Os grandes momentos dos heróis dos quadrinhos nas telas se deram quando eles foram contextualizados em um mundo maior que eles, e sua humanidade explorada acima de seus poderes e habilidades. Isso aconteceu com Capitão América: Soldado Invernal, verdadeiro filme de espionagem; em Pantera Negra e Guerra Civil que trouxeram a dúvida da existência e do legado humano ao coração dos personagens, e no épico Logan, epíteto e ponto maior da trajetória de Wolverine nos cinemas. Verdade que a Netflix, ao explorar os heróis tidos como “urbanos”, tinha uma missão muito mais fácil do que humanizar o Thor, por exemplo, mas o desafio estava em fazer isso e ainda manter a essência interessante a uma geração cada vez mais demandante de expectadores. E nenhuma obra chegou aos pés dessa terceira temporada de Demolidor. 

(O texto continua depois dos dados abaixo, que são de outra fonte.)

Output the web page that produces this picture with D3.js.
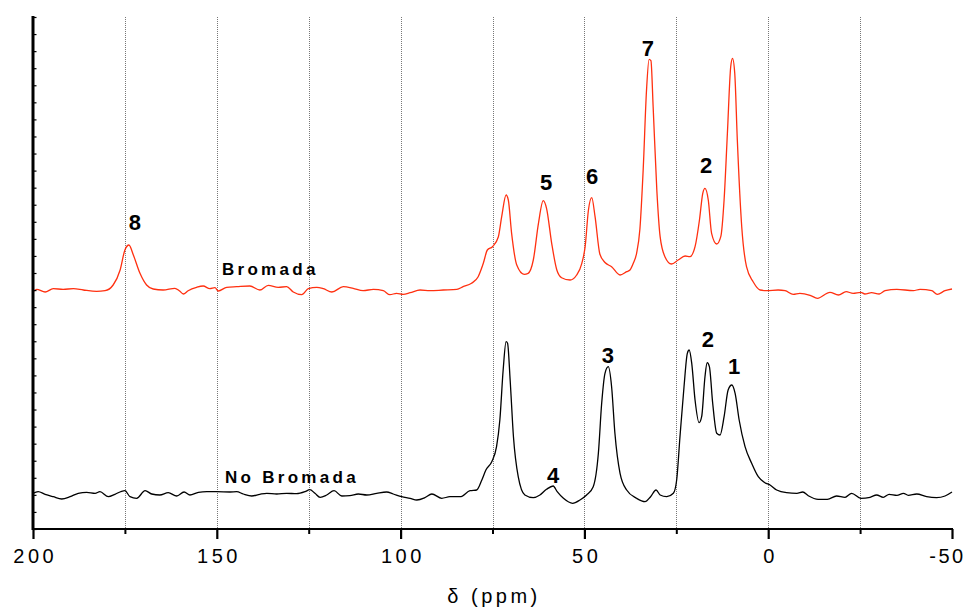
<!DOCTYPE html>
<html><head><meta charset="utf-8">
<script src="https://cdn.jsdelivr.net/npm/d3@7"></script>
<style>body{margin:0;background:#fff}svg{display:block}</style>
</head><body><svg id="c" width="968" height="607"></svg>
<script>
// ---- data (chemical shift ppm, intensity a.u.) ----
const bromada = [[200.0,237.3],[199.0,239.7],[196.7,237],[194.5,240.3],[191.8,239.7],[189.0,240.3],[186.3,239],[182.7,237.7],[180.4,238.3],[178.2,244],[176.3,259],[175.0,279],[173.9,284],[172.7,274],[170.9,255.7],[169.1,244],[167.3,240],[164.6,239],[161.4,240.7],[160.2,238.3],[159.1,235],[157.8,238.3],[155.5,241.7],[153.7,243],[151.9,240.3],[150.5,241.3],[149.6,238],[147.3,241.7],[144.6,242.3],[141.0,243],[138.3,239],[136.0,243.7],[133.3,241.7],[131.0,242.3],[129.2,237],[126.9,234.3],[125.1,240.3],[122.8,241.7],[121.0,240.3],[118.7,237],[115.6,242.3],[112.9,240.7],[110.2,238.3],[107.4,239.7],[104.7,238.3],[102.9,234.3],[101.1,235.7],[99.3,234.7],[97.4,236.3],[94.7,239],[92.0,238.3],[88.4,239],[84.7,239.7],[83.0,242.3],[80.7,245.7],[78.9,252.3],[77.5,265.7],[76.4,279],[75.0,282.3],[73.4,292.3],[72.5,312.3],[71.3,334],[70.7,329],[69.8,295.7],[68.4,264],[66.4,254.7],[65.3,255.7],[63.9,269],[62.5,305.7],[61.2,328.3],[60.3,320.7],[58.9,285.7],[57.5,259],[56.2,251.3],[53.9,249],[52.1,254],[50.7,265.7],[49.8,282.3],[48.9,319],[48.0,331.3],[47.1,312.3],[45.8,275],[44.4,266.5],[42.6,262.3],[40.3,254],[38.5,257.3],[37.6,259],[36.7,265.7],[35.8,275.7],[34.9,300],[34.0,360],[33.1,439],[32.4,469.7],[31.9,468.3],[31.3,422.3],[30.3,339],[29.4,292.3],[28.1,272.3],[26.3,265],[24.5,269],[22.6,273],[21.3,272.3],[19.9,282.3],[18.7,309],[17.8,335.7],[17.2,340.7],[16.3,329],[15.4,295.7],[14.0,285],[12.9,292.3],[12.0,329],[11.1,395.7],[10.2,462.3],[9.7,470.7],[9.1,455.7],[8.4,389],[7.2,302.3],[5.9,262.3],[4.1,247.3],[2.2,239],[0.4,238.3],[-2.7,239],[-4.6,238.3],[-6.8,234.7],[-8.6,235.7],[-11.4,233.7],[-13.4,230.7],[-16.8,236.7],[-19.1,234],[-21.2,237.3],[-23.1,235.7],[-25.2,236.7],[-26.3,235],[-28.1,236.3],[-30.2,235],[-31.8,238.3],[-35.0,239.7],[-39.5,238.3],[-41.3,239.7],[-44.5,238.3],[-46.0,234.7],[-48.1,238.3],[-50.0,240]];

const noBromada = [[200.0,35.7],[198.6,37.3],[196.7,34.7],[194.5,32.3],[192.2,30],[189.9,32.3],[187.7,35.7],[185.4,36.7],[183.1,35.7],[181.8,37.3],[179.5,32.3],[177.7,34.7],[175.9,37.7],[175.0,38.3],[173.6,32.3],[171.8,30.7],[169.5,38.3],[167.7,35],[165.5,34],[163.2,36.3],[160.9,33],[158.9,37],[157.3,34],[155.0,36.7],[152.7,37.3],[150.0,37.3],[146.4,37],[144.6,37.3],[142.8,35],[140.5,33],[138.3,34.7],[136.4,35.7],[133.7,35],[131.0,35.7],[128.3,35.3],[126.0,37.3],[124.7,39.3],[123.3,35.7],[121.9,31.7],[120.1,34],[118.1,38.3],[116.0,33],[113.8,33.3],[111.5,35],[109.2,34],[106.5,35.7],[103.8,37],[102.0,35],[99.7,32.3],[97.4,30.7],[95.6,29],[93.4,31.3],[91.5,35],[88.8,30.7],[86.6,32.3],[83.8,32.3],[81.1,38.3],[79.3,39],[77.9,49],[76.8,59],[75.2,67.3],[73.9,82.3],[73.0,109],[72.1,159],[71.3,187.3],[70.9,185.7],[70.2,149],[69.3,92.3],[68.0,52.3],[66.2,34],[63.9,31.3],[62.1,34],[60.3,39.7],[58.5,43],[57.4,37.3],[55.7,30.7],[53.2,25.7],[51.2,29],[49.4,34],[47.6,42.3],[46.2,75.7],[45.3,125.7],[44.4,155.7],[43.5,162.3],[42.6,142.3],[41.7,95.7],[40.3,55.7],[38.5,39],[35.8,30.7],[33.5,27.3],[32.0,32.3],[30.5,39],[29.4,34],[27.6,32.3],[25.8,35.7],[24.9,49],[24.0,92.3],[22.9,142.3],[22.0,175.7],[21.5,179],[20.8,165.7],[19.9,129],[18.8,106.3],[18.1,112.3],[17.2,152.3],[16.6,166.3],[16.0,162.3],[15.1,125.7],[14.0,95.7],[13.1,94],[12.0,112.3],[10.9,139],[9.9,144],[9.0,135.7],[7.9,109],[6.3,82.3],[4.5,65.7],[2.7,52.3],[0.9,46.3],[-0.5,44],[-2.3,39],[-5.0,36.3],[-7.8,35.7],[-9.4,37],[-10.9,33.3],[-13.6,29.7],[-16.1,29.7],[-18.6,33],[-20.9,31.7],[-22.7,35.7],[-25.2,30.7],[-27.7,31.7],[-29.5,34],[-31.3,31.7],[-32.9,34.7],[-35.0,33.7],[-36.8,35.7],[-38.1,33.7],[-40.4,35],[-43.1,32.3],[-45.8,31.3],[-48.1,33],[-50.0,37]];

const majorTicks = [200, 150, 100, 50, 0, -50];
const minorTicks = [175, 125, 75, 25, -25];
const gridLines = [175, 150, 125, 100, 75, 50, 25, 0, -25];
const yTickCount = 30;

const peakLabels = [
  {t:"8", ppm:172.3, i:307},
  {t:"5", ppm:60.4, i:347},
  {t:"6", ppm:47.9, i:353},
  {t:"7", ppm:32.7, i:481},
  {t:"2", ppm:16.9, i:364},
  {t:"3", ppm:43.6, i:174},
  {t:"2", ppm:16.4, i:190},
  {t:"1", ppm:9.3, i:163},
  {t:"4", ppm:58.5, i:54}
];
const traceLabels = [
  {t:"Bromada", ppm:148.6, i:254},
  {t:"No Bromada", ppm:147.8, i:46}
];

// ---- drawing ----
const svg = d3.select("#c");
const L = 33, R = 952, T = 17, B = 529;
const x = d3.scaleLinear().domain([200, -50]).range([L, R]);
const y = d3.scaleLinear().domain([0, 512]).range([B, T]);
const font = "'Liberation Sans', Arial, Helvetica, sans-serif";

// grid
svg.append("g").selectAll("line").data(gridLines).join("line")
  .attr("x1", d => Math.round(x(d)) + 0.5).attr("x2", d => Math.round(x(d)) + 0.5)
  .attr("y1", T).attr("y2", B)
  .attr("stroke", "#777").attr("stroke-width", 1).attr("stroke-dasharray", "1,1");

// traces
const line = d3.line().x(d => x(d[0])).y(d => y(d[1])).curve(d3.curveMonotoneX);
const sorted = a => a.slice().sort((p, q) => p[0] - q[0]);
svg.append("path").datum(sorted(bromada)).attr("d", line)
  .attr("fill", "none").attr("stroke", "#ff3010").attr("stroke-width", 1.3);
svg.append("path").datum(sorted(noBromada)).attr("d", line)
  .attr("fill", "none").attr("stroke", "#000").attr("stroke-width", 1.3);

// x axis
const gx = svg.append("g").attr("transform", `translate(0,${B})`);
gx.call(d3.axisBottom(x).tickValues(majorTicks).tickSize(10).tickSizeOuter(0).tickFormat(d => String(d)));
gx.select(".domain").remove();
gx.selectAll(".tick line").attr("stroke-width", 2.2);
gx.selectAll(".tick text").attr("y", 34).attr("dy", 0)
  .attr("font-family", font).attr("font-size", 20).attr("fill", "#000")
  .style("letter-spacing", d => d === -50 ? "2.5px" : "3.5px")
  .attr("dx", d => d === -50 ? -5 : 1.75);
const gxm = svg.append("g").attr("transform", `translate(0,${B})`);
gxm.call(d3.axisBottom(x).tickValues(minorTicks).tickSize(5).tickFormat(""));
gxm.select(".domain").remove();
gxm.selectAll(".tick line").attr("stroke-width", 2);
svg.append("line").attr("x1", L - 1).attr("x2", R + 1).attr("y1", B).attr("y2", B)
  .attr("stroke", "#000").attr("stroke-width", 2.2);

// y axis
const yTicks = d3.range(0, yTickCount + 1).map(k => k * 512 / yTickCount);
const gy = svg.append("g").attr("transform", `translate(${L},0)`);
gy.call(d3.axisRight(y).tickValues(yTicks).tickSize(3.5).tickFormat(""));
gy.select(".domain").remove();
gy.selectAll(".tick line").attr("stroke-width", 1.2);
svg.append("line").attr("x1", L).attr("x2", L).attr("y1", T - 1).attr("y2", B + 1)
  .attr("stroke", "#000").attr("stroke-width", 3);

// axis title
svg.append("text").attr("x", 494).attr("y", 603).attr("text-anchor", "middle")
  .attr("font-family", font).attr("font-size", 20).style("letter-spacing", "3.5px")
  .text("δ (ppm)");

// peak labels
svg.append("g").selectAll("text").data(peakLabels).join("text")
  .attr("x", d => x(d.ppm)).attr("y", d => y(d.i)).attr("dy", "0.36em")
  .attr("text-anchor", "middle").attr("font-family", font).attr("font-weight", "bold")
  .attr("font-size", 22).text(d => d.t);

// trace labels
svg.append("g").selectAll("text").data(traceLabels).join("text")
  .attr("x", d => x(d.ppm)).attr("y", d => y(d.i))
  .attr("font-family", font).attr("font-weight", "bold").attr("font-size", 17)
  .style("letter-spacing", "3.3px").text(d => d.t);
</script></body></html>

Tensa, sombria e caótica, esse terceiro ano do Homem sem Medo conseguiu manter aquela ação espetacular de lutas “feias e reais” excelente, cuidando da origem de um grande e icônico vilão, ao mesmo tempo que explorava paralelamente o arco de busca e redenção de Matt, e porque não, de seus inseparáveis amigos Nelson e Karen, maravilhosos em seus papéis, como aliás todos os atores, conhecidos e desconhecidos, protagonistas, antagonistas e coadjuvantes que se revezavam sob os holofotes, sob os olhares atentos e respirações ofegantes dos telespectadores.  

A arquitetura gótica de Nova Iorque se mostra o perfeito palco, com uma majestosa iluminação, para os dramas mais humanos, sem pieguice nem obviedades, mostrando a doce sedução da perdição a cada esquina, e a fagulha da redenção e do sucesso se afastando com o passar dos episódios, obras a serem apreciadas em cada detalhe, em diálogos, frases, olhares e ações como uma ópera bem ensaiada.  

Em interessante movimento introspectivo de retração de um universo recém expandido, Demolidor precisava se bastar em sí mesmo, oferecendo ao seguidor mais fiel a terrível sombra do destino dos quadrinhos, e aos fãs televisivos a gravidade daquela que é a história da queda (e redenção) que define Matt Murdock enquanto homem e Demolidor enquanto herói. Missão cumprida com louvor.